MeSH Concept Relevance and Knowledge Evolution: A Data-driven Perspective
Jenny Copara, Nona Naderi, Gilles Falquet, Douglas Teodoro
TL;DR
This study introduces a data-driven framework to quantify the evolving relevance of MeSH concepts by integrating PubMed annotations, the MeSH hierarchy, and the PubMed citation network. It defines four relevance aspects—informativeness via $H(X)$, usefulness via category utility $CU$, disruptiveness via a disruption index $D$, and influence via PageRank centrality—then propagates and fuses these scores with Reciprocal Rank Fusion to obtain a unified ranking. The approach is validated on MeSH terminology evolution and retracted papers, showing that evolving concepts have higher mean relevance ($2.09\times10^{-3}$) than unchanged ones ($8.46\times10^{-4}$) and that concepts in retracted papers differ from those in non-retracted ones (roughly $0.17$ vs $0.15$). Limitations include sampling the citation network due to computational complexity, and the authors propose extending the framework to other domains and improving scalability in future work.
Abstract
The Medical Subject Headings (MeSH), one of the main knowledge organization systems in the biomedical domain, continuously evolves to reflect the latest scientific discoveries in health and life sciences.
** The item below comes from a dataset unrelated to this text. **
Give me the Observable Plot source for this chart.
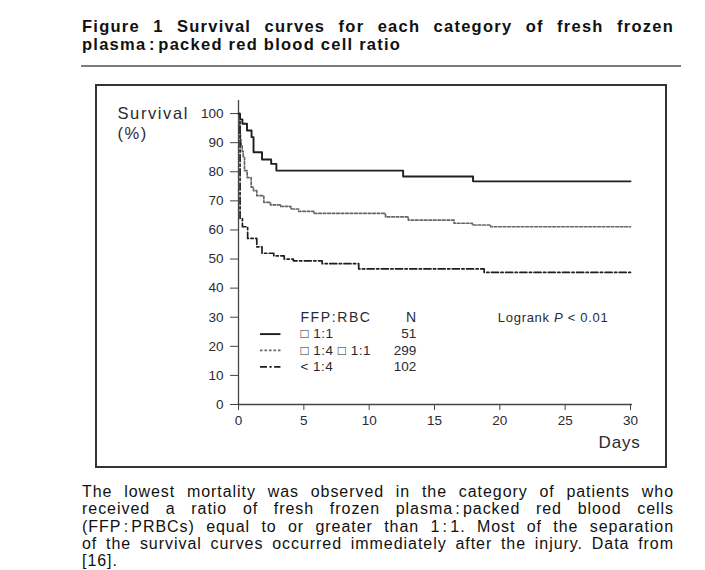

Previous research has focused on quantifying information in MeSH primarily through its hierarchical structure. In this work, we propose a data-driven approach based on information theory and network analysis to quantify the relevance of MeSH concepts. Our method leverages article annotations and their citation networks to compute four aspects of relevance -- informativeness, usefulness, disruptiveness, and influence -- over time. Using both the citation network and the MeSH hierarchy, we compute these relevance aspects and apply an aggregation algorithm to propagate scores to parent nodes. We evaluated our approach on MeSH terminology changes and showed that it effectively captures the evolution of concepts. The mean relevance of evolving concepts is higher compared to concepts that remained unchanged ($2.09E-03$ vs. $8.46E-04$). Moreover, we validated the framework by analyzing retracted articles and found that concepts used to annotate retracted articles (mean relevance: 0.17) differ substantially from those annotating non-retracted ones (mean relevance: 0.15). Overall, the proposed framework provides an effective method for ranking concept relevance and can support the maintenance of evolving knowledge organization systems.